START The records

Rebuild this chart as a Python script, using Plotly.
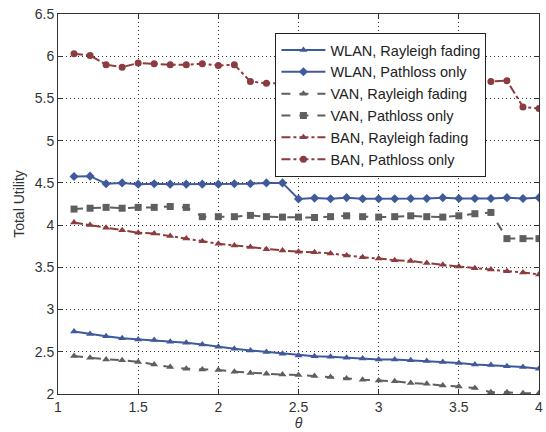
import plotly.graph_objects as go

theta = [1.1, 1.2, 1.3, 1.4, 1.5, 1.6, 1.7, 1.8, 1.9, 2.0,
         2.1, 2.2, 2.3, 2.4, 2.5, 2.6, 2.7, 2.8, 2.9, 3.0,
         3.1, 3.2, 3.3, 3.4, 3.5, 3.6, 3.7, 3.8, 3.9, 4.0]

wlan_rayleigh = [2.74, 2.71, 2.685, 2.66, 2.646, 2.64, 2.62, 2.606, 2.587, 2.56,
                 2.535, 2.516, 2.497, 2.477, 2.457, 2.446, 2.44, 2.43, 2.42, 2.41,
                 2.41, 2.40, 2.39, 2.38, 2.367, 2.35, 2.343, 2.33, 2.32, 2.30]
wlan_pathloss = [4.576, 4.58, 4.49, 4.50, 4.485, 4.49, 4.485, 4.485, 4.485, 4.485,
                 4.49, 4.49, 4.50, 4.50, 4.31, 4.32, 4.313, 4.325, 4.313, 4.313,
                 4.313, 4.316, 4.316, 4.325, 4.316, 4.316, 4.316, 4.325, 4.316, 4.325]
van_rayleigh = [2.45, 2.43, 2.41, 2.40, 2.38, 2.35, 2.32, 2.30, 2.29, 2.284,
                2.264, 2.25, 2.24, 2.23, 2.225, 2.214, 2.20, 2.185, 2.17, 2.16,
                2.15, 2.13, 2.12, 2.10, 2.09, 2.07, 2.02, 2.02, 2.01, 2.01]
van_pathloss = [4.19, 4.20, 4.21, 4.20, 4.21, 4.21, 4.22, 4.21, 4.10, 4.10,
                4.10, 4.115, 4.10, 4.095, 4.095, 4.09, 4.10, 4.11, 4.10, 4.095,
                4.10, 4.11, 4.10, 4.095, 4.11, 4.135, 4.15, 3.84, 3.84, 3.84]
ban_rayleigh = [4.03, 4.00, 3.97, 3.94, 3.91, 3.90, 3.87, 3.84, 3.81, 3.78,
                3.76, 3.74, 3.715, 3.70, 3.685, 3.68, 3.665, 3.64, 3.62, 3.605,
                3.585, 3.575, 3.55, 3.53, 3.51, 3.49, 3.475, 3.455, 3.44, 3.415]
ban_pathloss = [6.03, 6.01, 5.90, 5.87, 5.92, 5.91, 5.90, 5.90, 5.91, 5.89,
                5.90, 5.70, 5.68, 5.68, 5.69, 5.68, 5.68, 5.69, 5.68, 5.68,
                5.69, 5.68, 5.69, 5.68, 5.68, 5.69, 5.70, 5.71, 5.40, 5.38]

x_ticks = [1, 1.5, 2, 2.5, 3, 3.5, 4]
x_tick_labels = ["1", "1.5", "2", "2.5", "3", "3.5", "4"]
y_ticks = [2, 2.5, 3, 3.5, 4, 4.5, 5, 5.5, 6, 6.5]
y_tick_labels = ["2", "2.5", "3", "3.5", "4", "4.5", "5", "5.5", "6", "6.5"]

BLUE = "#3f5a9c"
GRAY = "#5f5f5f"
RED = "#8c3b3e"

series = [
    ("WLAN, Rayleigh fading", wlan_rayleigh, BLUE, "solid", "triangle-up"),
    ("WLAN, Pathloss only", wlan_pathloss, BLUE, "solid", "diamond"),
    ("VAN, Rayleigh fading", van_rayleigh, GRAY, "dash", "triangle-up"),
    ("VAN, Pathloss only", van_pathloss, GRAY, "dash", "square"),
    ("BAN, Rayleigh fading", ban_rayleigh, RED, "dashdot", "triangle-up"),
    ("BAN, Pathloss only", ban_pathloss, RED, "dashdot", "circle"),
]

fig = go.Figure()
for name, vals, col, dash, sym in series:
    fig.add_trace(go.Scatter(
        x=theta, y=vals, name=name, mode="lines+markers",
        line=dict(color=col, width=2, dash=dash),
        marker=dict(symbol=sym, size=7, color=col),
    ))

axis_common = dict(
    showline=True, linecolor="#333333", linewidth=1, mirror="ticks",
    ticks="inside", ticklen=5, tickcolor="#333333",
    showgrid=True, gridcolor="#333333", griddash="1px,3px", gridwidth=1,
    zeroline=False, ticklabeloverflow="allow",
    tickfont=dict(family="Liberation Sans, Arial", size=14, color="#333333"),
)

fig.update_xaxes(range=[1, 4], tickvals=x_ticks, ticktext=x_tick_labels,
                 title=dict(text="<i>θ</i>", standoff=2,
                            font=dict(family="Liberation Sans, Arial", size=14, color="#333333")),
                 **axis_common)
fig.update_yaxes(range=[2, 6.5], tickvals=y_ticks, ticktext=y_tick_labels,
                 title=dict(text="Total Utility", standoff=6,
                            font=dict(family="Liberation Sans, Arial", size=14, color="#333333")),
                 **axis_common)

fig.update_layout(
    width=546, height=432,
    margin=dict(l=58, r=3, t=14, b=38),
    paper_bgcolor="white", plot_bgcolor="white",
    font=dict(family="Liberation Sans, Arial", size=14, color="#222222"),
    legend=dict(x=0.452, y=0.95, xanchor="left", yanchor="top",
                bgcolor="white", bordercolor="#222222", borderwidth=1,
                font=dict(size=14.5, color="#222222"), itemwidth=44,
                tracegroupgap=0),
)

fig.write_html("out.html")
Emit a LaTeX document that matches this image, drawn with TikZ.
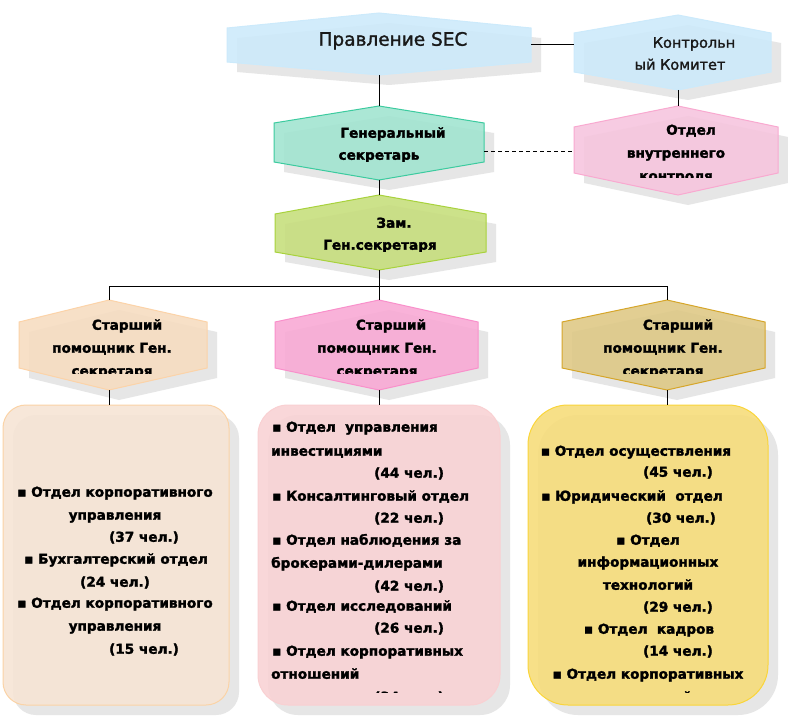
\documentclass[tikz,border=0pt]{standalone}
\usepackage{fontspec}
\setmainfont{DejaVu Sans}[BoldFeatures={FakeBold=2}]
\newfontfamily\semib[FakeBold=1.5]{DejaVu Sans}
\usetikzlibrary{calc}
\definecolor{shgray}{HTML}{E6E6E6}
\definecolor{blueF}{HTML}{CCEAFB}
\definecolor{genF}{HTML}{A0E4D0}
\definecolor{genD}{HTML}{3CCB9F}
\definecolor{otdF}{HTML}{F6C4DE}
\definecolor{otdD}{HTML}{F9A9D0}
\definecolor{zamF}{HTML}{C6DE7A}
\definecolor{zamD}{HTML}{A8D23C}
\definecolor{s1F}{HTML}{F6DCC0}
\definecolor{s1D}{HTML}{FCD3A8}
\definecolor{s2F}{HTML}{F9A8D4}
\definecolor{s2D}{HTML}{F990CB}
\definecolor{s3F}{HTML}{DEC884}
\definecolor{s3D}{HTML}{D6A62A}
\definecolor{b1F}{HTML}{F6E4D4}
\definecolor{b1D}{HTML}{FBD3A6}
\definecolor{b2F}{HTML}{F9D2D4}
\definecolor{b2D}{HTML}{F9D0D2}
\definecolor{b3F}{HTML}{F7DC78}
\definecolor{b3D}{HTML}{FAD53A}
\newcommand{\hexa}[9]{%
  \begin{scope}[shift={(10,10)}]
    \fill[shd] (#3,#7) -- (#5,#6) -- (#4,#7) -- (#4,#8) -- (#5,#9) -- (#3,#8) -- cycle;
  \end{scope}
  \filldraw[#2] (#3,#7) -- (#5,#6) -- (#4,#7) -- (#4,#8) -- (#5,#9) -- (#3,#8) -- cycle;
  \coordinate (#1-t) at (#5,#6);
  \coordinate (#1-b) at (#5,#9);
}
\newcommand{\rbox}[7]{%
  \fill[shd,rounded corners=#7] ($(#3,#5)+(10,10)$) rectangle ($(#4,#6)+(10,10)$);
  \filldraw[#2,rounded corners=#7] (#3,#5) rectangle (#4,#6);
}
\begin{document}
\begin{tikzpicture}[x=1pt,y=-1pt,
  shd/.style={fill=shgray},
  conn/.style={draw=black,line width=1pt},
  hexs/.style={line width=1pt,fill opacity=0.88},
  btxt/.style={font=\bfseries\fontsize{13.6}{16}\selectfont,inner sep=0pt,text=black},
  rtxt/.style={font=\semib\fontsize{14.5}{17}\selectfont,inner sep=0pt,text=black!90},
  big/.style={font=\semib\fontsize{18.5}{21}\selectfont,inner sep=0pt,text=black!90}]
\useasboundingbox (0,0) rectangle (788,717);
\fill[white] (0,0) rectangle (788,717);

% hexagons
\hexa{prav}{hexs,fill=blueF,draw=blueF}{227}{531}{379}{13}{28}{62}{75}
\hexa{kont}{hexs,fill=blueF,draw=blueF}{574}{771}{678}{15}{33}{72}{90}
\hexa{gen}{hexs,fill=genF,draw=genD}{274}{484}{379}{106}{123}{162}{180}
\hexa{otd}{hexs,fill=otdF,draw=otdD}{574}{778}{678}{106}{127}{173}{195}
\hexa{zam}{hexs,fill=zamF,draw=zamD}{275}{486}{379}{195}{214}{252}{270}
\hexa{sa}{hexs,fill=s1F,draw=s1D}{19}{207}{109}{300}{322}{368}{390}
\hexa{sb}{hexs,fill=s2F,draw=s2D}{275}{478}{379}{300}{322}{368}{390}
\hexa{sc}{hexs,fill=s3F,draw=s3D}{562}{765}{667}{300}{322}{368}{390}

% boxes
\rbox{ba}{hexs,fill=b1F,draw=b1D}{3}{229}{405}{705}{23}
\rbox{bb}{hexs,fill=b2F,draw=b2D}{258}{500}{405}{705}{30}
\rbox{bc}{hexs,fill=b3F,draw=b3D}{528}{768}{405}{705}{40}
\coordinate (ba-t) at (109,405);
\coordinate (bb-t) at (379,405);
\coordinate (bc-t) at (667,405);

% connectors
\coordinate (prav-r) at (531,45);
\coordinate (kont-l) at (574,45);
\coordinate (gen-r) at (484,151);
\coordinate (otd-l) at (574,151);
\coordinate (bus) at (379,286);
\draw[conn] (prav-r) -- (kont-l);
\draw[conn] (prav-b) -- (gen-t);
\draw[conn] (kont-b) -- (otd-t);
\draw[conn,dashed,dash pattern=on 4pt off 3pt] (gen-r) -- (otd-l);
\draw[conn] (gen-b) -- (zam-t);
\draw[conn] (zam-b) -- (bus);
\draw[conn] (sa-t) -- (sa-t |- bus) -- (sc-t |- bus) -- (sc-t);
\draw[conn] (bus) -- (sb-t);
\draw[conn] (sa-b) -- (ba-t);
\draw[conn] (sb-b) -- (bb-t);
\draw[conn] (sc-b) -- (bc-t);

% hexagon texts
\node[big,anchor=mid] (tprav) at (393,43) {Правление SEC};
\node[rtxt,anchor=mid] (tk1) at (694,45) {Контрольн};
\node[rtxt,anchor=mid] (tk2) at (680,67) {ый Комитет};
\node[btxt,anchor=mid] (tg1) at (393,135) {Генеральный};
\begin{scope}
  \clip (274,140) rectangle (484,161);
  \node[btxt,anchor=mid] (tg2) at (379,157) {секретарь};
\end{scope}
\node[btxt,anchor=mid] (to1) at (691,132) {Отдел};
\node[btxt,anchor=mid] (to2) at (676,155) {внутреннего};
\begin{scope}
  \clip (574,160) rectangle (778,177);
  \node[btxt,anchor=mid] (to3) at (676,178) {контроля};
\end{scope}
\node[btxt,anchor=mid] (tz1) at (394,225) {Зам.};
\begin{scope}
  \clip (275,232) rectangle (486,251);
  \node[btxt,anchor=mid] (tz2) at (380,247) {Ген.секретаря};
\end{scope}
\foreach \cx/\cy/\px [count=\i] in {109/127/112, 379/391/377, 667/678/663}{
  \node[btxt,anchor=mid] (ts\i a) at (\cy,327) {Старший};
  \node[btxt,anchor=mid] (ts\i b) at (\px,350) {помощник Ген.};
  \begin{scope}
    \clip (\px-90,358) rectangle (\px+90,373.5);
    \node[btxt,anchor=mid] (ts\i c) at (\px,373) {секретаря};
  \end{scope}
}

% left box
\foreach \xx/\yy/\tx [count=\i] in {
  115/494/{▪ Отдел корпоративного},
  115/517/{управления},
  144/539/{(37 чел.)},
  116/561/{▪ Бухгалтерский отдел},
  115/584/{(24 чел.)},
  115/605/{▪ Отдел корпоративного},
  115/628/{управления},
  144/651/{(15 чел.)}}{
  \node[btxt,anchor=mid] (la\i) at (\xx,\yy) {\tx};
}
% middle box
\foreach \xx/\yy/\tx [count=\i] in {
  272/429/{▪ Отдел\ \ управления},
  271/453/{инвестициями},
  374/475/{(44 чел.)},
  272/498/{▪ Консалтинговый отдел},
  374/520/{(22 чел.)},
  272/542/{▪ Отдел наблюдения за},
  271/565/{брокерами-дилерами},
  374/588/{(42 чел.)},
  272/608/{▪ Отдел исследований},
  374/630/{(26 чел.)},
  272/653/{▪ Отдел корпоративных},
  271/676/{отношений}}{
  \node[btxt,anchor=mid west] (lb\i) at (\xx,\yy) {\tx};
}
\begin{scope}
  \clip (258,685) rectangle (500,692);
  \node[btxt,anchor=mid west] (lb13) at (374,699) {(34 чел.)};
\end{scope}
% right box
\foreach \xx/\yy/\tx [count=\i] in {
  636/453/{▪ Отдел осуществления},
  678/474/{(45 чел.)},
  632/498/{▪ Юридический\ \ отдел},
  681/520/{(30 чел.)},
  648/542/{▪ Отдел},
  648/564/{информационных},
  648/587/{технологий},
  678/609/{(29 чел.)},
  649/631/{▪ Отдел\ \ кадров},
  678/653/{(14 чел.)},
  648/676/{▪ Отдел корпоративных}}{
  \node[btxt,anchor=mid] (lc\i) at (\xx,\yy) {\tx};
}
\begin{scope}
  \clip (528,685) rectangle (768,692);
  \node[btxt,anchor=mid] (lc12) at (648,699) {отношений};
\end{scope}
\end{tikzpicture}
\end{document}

END The records

▶ Task requirements
Restate the data word for word from its first line through the line with "3.1, 3.2, 3.3, 3.4, 3.5, 3.6, 3.7, 3.8, 3.9, 4.0]", leaving out any picture along the way.

▶ Exercise solution
Rebuild this chart as a Python script, using Plotly.
import plotly.graph_objects as go

theta = [1.1, 1.2, 1.3, 1.4, 1.5, 1.6, 1.7, 1.8, 1.9, 2.0,
         2.1, 2.2, 2.3, 2.4, 2.5, 2.6, 2.7, 2.8, 2.9, 3.0,
         3.1, 3.2, 3.3, 3.4, 3.5, 3.6, 3.7, 3.8, 3.9, 4.0]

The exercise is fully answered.